World stocks and related exchange traded funds rebounded on Monday, but global equities were still on pace for one of their worst monthly starts to a new year since 2016.

The iShares MSCI ACWI ETF (NasdaqGS: ACWI) rose 1.6% on both Monday and Friday, but the ETF that tracks the MSCI All Country World Index still fell 6.5% year-to-date.

While traders stepped back into risk assets, ongoing concerns over rising interest rates and geopolitical tensions in Eastern Europe remain a lingering uncertainty for investors.

The MSCI World index remains 6.2% lower in January, the worst start to the year since 2016, Reuters reports. Prior to last Friday’s bounce, the index had been moving toward its worst January since the global financial crisis of 2008.

“This is not the classic selloff affecting lower quality underperforming companies. This selloff is driven not by fundamentals but by the action of central banks at a time when growth is very strong,” Flavio Carpenzano, investment director at Capital Group, told Reuters.

“For years you were like a spoiled child, you could get all the money you wanted and for free and you could buy what you wanted, you didn’t care that much about quality. Now it’s the other way round, you have to be more disciplined so you need to look carefully at valuation,” Carpenzano added.

The Federal Reserve has signaled that it was willing to taper its bonding purchasing program and hike interest multiple times this year to combat inflation, which has jumped to multi-decade highs.
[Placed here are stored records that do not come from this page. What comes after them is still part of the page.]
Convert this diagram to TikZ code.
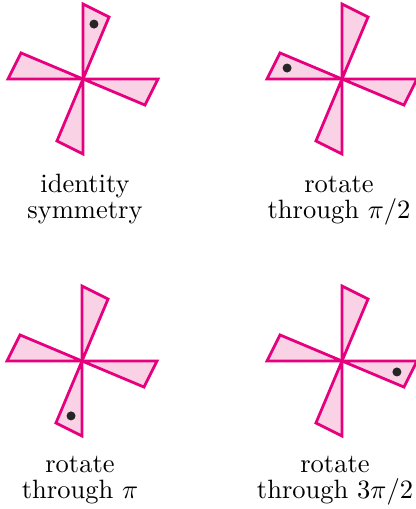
\documentclass[tikz,border=0pt]{standalone}
\usepackage{tikz}
\usetikzlibrary{positioning}
\definecolor{ouMagenta}{RGB}{230,0,126}
\definecolor{ouPink}{RGB}{249,211,229}

\begin{document}
\begin{tikzpicture}[x=0.413pt,y=0.413pt,
   blade/.style={draw=ouMagenta,fill=ouPink,line width=1.15pt,line join=miter},
   marker/.style={fill=black!85},
   caption/.style={align=center,anchor=base,font=\fontsize{10.95}{10.8}\selectfont}]
  \useasboundingbox (0,0) rectangle (416,509);
  % the four pinwheels: centre and angle of the marked blade
  \foreach \cx/\cy/\rot [count=\i] in {83/430/0, 342/430/90, 82/148/180, 342/148/270}{
    \begin{scope}[shift={(\cx,\cy)}]
      \foreach \a in {0,90,180,270}
        \draw[blade] (0,0) -- (\a+90:75) -- (\a+67.2:67.2) -- cycle;
      \fill[marker] (\rot+78.7:56) circle (4.5);
    \end{scope}
  }
  % captions
  \node[caption] (idLabel) at (85,290) {identity\\symmetry};
  \node[caption] (halfLabel) at (339,290) {rotate\\through $\pi/2$};
  \node[caption] (piLabel) at (80,10) {rotate\\through $\pi$};
  \node[caption] (threeLabel) at (335,10) {rotate\\through $3\pi/2$};
\end{tikzpicture}
\end{document}
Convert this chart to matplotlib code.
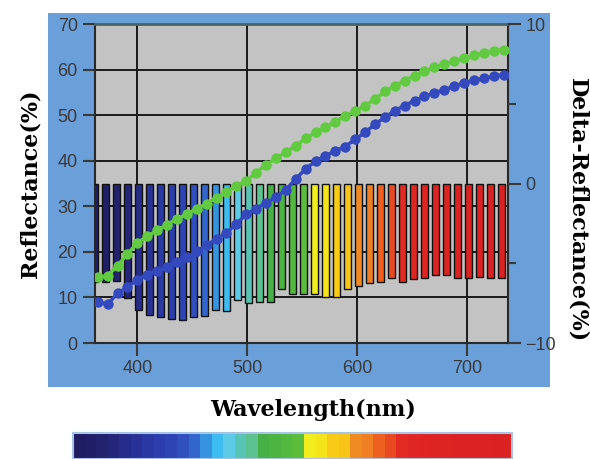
import numpy as np
import matplotlib.pyplot as plt
from matplotlib.colors import ListedColormap

# spectral sampling of the difference bars (nm) and their depth (delta %)
bar_nm = np.arange(361, 740, 10)
bar_delta = [-6.2, -6.2, -6.1, -7.2, -7.9, -8.25, -8.4, -8.5, -8.55, -8.4,
             -8.3, -7.9, -8.0, -7.3, -7.5, -7.4, -7.4, -6.6, -6.9, -6.9,
             -6.9, -7.1, -7.1, -6.6, -6.4, -6.25, -6.15, -5.95, -6.15, -6.0,
             -5.95, -5.75, -5.75, -5.95, -5.95, -5.85, -5.9, -5.95]
bar_colors = ['#1f1c62', '#201e66', '#22226e', '#24267a', '#262c8c', '#283296',
              '#2a38a4', '#2c3eae', '#2e44b4', '#3050c0', '#3266cc', '#3494e0',
              '#3cbcf0', '#5ccbe6', '#58c4b4', '#5cc290', '#46b046', '#4cb440',
              '#52b840', '#5cbc3c', '#f2ee1e', '#f6e41a', '#f8cc16', '#f8c418',
              '#f08a22', '#f07e22', '#ee6020', '#ea4a22', '#e22a22', '#e02622',
              '#e02422', '#de2422', '#de2422', '#dc2222', '#dc2222', '#dc2222',
              '#da2222', '#da2222']

# reflectance spectra
curve_nm = np.arange(364, 737, 9)
refl_green = [14.5, 14.7, 17.0, 19.5, 22.0, 23.4, 24.7, 26.0, 27.2, 28.3,
              29.5, 30.6, 31.9, 33.2, 34.5, 35.6, 37.4, 39.1, 40.5, 41.9,
              43.3, 44.9, 46.2, 47.4, 48.6, 49.8, 50.9, 52.1, 53.5, 55.2,
              56.4, 57.6, 58.7, 59.6, 60.5, 61.2, 61.9, 62.5, 63.2, 63.7,
              64.1, 64.4]
refl_blue = [9.0, 8.5, 10.9, 12.3, 13.9, 15.0, 15.9, 16.6, 17.8, 18.8,
             20.1, 21.5, 22.9, 24.1, 26.2, 28.2, 29.5, 30.8, 32.0, 33.6,
             36.0, 38.2, 39.9, 41.1, 42.2, 43.1, 44.7, 46.2, 48.0, 49.5,
             51.0, 52.1, 53.2, 54.1, 54.9, 55.6, 56.3, 57.1, 57.7, 58.1,
             58.5, 58.9]

x_ticks = [400, 500, 600, 700]
left_ticks = [0, 10, 20, 30, 40, 50, 60, 70]
right_ticks = [-10, 0, 10]

tick_col = '#3a3a3a'
tick_family = ['Liberation Sans Narrow', 'Liberation Sans', 'DejaVu Sans']
label_font = dict(family='DejaVu Serif', fontweight='bold', fontsize=16)

fig = plt.figure(figsize=(5.9, 4.59), dpi=100)
fig.patch.set_facecolor('white')

# blue frame behind the chart
bg = fig.add_axes([0.0814, 0.157, 0.851, 0.815], zorder=-5)
bg.set_facecolor('#6b9fd9')
bg.set_xticks([])
bg.set_yticks([])
for s in bg.spines.values():
    s.set_visible(False)

ax = fig.add_axes([0.161, 0.2527, 0.700, 0.695])
ax.set_facecolor('#c3c3c3')
ax.set_xlim(361.5, 737)
ax.set_ylim(0, 70)
ax.set_xticks(x_ticks)
ax.set_yticks(left_ticks)
ax.grid(True, color='#1a1a1a', lw=1.4)
ax.set_axisbelow(True)
ax.tick_params(axis='both', colors=tick_col, labelsize=13, width=1.5,
               length=9, labelcolor=tick_col)
for s in ['left', 'bottom', 'right']:
    ax.spines[s].set_color('#2a2a2a')
    ax.spines[s].set_linewidth(1.5)
ax.spines['top'].set_color('#4a6464')
ax.spines['top'].set_linewidth(2)

# difference bars on the right axis
ax2 = ax.twinx()
ax2.set_ylim(-10, 10)
ax2.bar(bar_nm, bar_delta, width=6.2, color=bar_colors,
        edgecolor='#111111', linewidth=1.0, zorder=2)
ax2.set_yticks(right_ticks)
ax2.set_yticks([-5, 5], minor=True)
ax2.tick_params(axis='y', which='major', colors=tick_col, labelsize=13,
                width=1.5, length=9, labelcolor=tick_col)
ax2.tick_params(axis='y', which='minor', colors=tick_col, width=1.5, length=6)
for s in ax2.spines.values():
    s.set_visible(False)

for lab in ax.get_xticklabels() + ax.get_yticklabels() + ax2.get_yticklabels():
    lab.set_family(tick_family)

# reflectance curves on top
ax3 = ax.twinx()
ax3.set_ylim(ax.get_ylim())
ax3.axis('off')
ax3.plot(curve_nm, refl_green, color='#62ca40', lw=2.5, marker='o',
         markersize=7.5, markeredgewidth=0, zorder=3)
ax3.plot(curve_nm, refl_blue, color='#3449bd', lw=2.5, marker='o',
         markersize=7.5, markeredgewidth=0, zorder=3)

fig.text(0.052, 0.600, 'Reflectance(%)', rotation=90, ha='center',
         va='center', **label_font)
fig.text(0.978, 0.542, 'Delta-Reflectance(%)', rotation=270, ha='center',
         va='center', **label_font)
fig.text(0.530, 0.107, 'Wavelength(nm)', ha='center', va='center',
         **label_font)

# spectrum strip along the bottom
cax = fig.add_axes([0.1237, 0.0, 0.744, 0.0566])
cax.imshow(np.arange(len(bar_colors))[None, :], aspect='auto',
           cmap=ListedColormap(bar_colors), interpolation='nearest')
cax.set_xticks([])
cax.set_yticks([])
for s in cax.spines.values():
    s.set_color('#a8c4e4')
    s.set_linewidth(1.5)

fig.savefig('out.png', dpi=100)
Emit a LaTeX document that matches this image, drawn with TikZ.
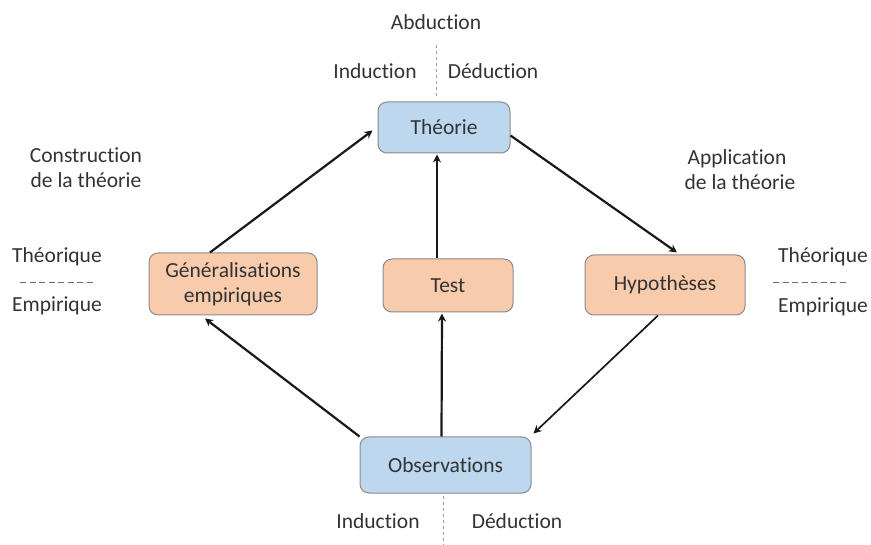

The options markets have even been pricing in five rate hikes from the Federal Reserve this year to 1.25%. Nevertheless, investors still believe rates will be seen at a historically low 1.75% to 2.0%.

“The bond market may have settled into a flattening yield curve, reflecting an outlook for several rate hikes over the course of this year and then at least a pause as the economy adjusts,” Tim Ghriskey, senior portfolio strategist at Ingalls & Snyder, told Reuters.

Meanwhile, the ongoing tension between Russian and Ukraine has fueled geopolitical risk, threatening a potential military incursion and cutting a vital gas pipeline to Western Europe. Moscow, though, denies any plans to invade Ukraine.